Keeping your feet dry, the ultimate key to avoid undesired problems during your excursions
When you are planning an excursion, most of the time the logistic is focused on tends, food, light, water, and protection against the elements, especially when you will spend some nights out during the cold season.
Some people pay attention to their garments but rarely we think seriously about footwear, a key piece of the puzzle to keep you safe and healthy all along the excursion, or could you enjoy your expedition when your feet hurt?
In fact, feet injury might delay your travel back home and limit your survival skills because of limited mobility, so keeping your feet dry remains paramount not only to enjoy your excursion but also to keep you safe.
In this regard, the most important thing is to keep your feet dry. Wet feet and cold weather, joined together with hours of walking and perhaps an uncomfortable shoe may lead to different feet problems capable to turn your excursion into a nightmare.
From just swollen feet up to wounds and lacerations, your feet are exposed to a myriad of problems during a hiking excursion if you don't pay attention to their protection by a bunch of tips, some of them very easy.
1. Change your socks regularly
When you talk about keeping your feet dry, many people think that keeping away from watercourses and avoiding stepping on puddles is enough to keep your feet dry.
And that's wrong! Your feet will get wet even walking in the middle of a desert! Most of the time due to the natural sweating process.
Yes, your feet get dry not because of external water but due to your own bodily fluids retained in your socks, so changing them regularly it's a good idea to keep your feet dry and healthy.

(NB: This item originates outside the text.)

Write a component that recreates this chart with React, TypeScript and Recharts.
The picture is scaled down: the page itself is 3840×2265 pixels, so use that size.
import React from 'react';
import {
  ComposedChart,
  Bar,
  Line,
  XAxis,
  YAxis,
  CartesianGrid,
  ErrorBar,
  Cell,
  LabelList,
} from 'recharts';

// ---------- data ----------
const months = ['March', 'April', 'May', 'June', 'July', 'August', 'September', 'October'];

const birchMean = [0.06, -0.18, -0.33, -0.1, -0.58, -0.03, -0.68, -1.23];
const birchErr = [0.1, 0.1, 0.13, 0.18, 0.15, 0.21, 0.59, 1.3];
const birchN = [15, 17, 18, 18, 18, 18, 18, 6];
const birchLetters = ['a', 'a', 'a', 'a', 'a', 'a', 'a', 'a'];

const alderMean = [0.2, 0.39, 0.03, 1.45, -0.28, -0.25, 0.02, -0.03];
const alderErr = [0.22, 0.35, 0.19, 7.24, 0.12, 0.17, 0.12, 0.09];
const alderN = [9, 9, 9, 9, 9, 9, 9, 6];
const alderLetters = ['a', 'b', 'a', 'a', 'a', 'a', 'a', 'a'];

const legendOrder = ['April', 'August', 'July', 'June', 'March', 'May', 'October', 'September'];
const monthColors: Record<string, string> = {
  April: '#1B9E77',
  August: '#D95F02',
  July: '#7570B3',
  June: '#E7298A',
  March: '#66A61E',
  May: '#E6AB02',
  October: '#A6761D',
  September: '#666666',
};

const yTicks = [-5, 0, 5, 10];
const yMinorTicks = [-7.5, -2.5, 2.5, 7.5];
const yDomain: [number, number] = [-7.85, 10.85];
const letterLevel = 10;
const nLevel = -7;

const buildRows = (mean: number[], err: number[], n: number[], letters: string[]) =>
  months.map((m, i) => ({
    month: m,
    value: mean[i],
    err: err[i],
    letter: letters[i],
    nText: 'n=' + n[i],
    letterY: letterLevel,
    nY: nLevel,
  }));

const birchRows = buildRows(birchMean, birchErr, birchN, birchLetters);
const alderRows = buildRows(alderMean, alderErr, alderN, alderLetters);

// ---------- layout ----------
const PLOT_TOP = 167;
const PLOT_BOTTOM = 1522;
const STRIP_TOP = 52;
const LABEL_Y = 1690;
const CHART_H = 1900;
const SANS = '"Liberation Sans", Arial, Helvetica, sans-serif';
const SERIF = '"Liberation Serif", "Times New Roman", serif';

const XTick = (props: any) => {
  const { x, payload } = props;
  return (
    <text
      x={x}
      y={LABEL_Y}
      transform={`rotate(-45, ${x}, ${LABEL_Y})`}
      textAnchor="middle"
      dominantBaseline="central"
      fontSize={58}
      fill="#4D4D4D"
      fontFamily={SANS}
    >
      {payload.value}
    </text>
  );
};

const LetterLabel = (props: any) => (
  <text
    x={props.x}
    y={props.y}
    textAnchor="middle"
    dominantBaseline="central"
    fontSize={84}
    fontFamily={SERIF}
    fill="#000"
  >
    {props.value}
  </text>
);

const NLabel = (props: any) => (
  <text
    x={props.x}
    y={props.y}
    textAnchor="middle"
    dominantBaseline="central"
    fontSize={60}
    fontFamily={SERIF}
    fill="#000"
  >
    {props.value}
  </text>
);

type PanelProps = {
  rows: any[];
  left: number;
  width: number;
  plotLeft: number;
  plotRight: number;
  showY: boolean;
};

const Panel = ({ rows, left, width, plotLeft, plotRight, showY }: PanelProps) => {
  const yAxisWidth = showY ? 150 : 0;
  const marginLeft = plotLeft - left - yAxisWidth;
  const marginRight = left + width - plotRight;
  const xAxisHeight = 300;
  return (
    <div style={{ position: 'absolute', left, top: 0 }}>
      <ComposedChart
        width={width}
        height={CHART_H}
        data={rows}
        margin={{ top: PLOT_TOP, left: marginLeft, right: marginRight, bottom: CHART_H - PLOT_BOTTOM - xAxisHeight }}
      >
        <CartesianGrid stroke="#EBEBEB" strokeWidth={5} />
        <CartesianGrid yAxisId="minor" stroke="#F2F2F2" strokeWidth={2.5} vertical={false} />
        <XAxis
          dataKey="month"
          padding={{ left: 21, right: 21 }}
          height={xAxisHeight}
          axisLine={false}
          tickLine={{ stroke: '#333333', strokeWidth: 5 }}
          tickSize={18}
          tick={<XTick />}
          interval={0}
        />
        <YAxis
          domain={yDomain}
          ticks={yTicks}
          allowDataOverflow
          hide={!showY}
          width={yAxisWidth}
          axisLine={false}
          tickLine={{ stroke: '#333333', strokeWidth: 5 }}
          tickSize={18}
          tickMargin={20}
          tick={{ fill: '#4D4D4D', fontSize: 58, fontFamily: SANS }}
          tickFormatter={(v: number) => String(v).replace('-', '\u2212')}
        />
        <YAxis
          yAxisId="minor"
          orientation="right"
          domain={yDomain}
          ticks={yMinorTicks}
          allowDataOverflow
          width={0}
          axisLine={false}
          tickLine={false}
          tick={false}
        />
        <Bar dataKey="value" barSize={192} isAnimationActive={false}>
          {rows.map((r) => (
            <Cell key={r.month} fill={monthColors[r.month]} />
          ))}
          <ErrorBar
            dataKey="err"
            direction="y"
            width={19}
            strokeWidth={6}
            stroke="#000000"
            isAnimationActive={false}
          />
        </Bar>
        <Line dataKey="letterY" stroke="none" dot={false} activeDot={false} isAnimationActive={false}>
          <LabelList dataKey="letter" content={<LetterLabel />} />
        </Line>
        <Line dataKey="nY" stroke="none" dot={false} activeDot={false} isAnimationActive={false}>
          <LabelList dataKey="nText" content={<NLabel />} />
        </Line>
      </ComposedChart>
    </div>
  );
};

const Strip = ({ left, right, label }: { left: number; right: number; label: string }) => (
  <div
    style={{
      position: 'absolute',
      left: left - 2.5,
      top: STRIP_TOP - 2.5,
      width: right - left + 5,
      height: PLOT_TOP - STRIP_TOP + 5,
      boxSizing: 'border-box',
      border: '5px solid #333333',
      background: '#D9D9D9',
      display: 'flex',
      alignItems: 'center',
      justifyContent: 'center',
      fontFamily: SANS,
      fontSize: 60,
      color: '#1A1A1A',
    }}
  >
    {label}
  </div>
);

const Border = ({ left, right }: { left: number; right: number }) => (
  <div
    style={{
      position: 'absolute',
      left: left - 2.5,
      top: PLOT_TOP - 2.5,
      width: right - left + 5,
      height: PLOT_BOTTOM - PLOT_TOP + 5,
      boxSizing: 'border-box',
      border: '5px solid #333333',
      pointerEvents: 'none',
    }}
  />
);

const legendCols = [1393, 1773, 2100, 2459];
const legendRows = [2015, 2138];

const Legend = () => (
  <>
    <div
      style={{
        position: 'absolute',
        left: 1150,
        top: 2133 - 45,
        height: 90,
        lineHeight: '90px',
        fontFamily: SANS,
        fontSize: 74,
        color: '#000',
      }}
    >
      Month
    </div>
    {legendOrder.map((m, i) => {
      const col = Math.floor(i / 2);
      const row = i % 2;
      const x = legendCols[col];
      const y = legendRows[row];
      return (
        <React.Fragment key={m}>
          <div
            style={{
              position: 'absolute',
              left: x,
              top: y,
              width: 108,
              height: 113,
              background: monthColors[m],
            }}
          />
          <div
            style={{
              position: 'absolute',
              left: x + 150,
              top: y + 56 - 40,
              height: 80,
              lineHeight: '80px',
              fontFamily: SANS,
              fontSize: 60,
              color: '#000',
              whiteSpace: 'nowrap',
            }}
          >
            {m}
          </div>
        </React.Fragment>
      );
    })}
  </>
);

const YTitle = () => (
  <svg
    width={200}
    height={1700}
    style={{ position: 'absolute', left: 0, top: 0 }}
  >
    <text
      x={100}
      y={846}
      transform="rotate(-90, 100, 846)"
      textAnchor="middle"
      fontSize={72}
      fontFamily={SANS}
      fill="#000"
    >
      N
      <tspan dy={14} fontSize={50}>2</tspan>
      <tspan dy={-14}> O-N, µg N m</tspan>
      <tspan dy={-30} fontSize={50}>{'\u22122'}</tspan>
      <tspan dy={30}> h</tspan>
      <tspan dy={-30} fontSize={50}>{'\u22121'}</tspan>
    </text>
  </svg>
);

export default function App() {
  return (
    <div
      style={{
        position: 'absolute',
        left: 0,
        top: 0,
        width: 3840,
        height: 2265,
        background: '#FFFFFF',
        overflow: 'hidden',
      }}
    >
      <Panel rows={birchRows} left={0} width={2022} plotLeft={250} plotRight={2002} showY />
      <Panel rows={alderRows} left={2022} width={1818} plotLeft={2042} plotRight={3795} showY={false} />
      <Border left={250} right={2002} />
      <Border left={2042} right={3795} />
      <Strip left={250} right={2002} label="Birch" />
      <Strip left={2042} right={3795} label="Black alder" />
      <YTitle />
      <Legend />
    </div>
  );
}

2. Get sure your socks are dry
Many times hikers change their socks and store the used pair in a bag inside their backpack.
That's a mistake because unless you carry with you several socks pairs, sooner or later you will need to reuse the first, wet pair, and guess what? After being stored for several hours in a closed environment, they will be almost as wet as the moment when entered into the bag, leaving you without replacement socks.
To avoid this undesired situation, find a way to store your used socks in an outer mesh of your backpack to allow proper drying. Perhaps it's not the most glamorous option, but it will help you to have replacement socks, that's sure!
3. Use respirable shoes
Once again, your feet sweat and there's no way out of that liquid, the inner surface of your shoes gets hotter and hotter and your feet continue sweating.
A vicious circle leading to a severe wet overcharge for your feet, after all that sweat has no way out!
The use of respirable shoes will help to limit this effect. Novel materials and designs aim to shoes capable to eliminate extra wetness, keeping your feet dry, and making it possible to extend the socks changing intervals.
However, it's not possible to use this type of shoes all the time, particularly during the cold season or when you are moving on wet or mud terrains, where water ponds are all over the area.
In such cases, it's a good choice not only changing your socks regularly but also to have an extra pair of shoes or boots. This way you will always have an extra pair of dry shoes when necessary.
As you see, keeping your feet dry might imply some extra work during your excursion, but all that effort will pay because your feet will be dry, safe, and healthy to carry all your weight back home!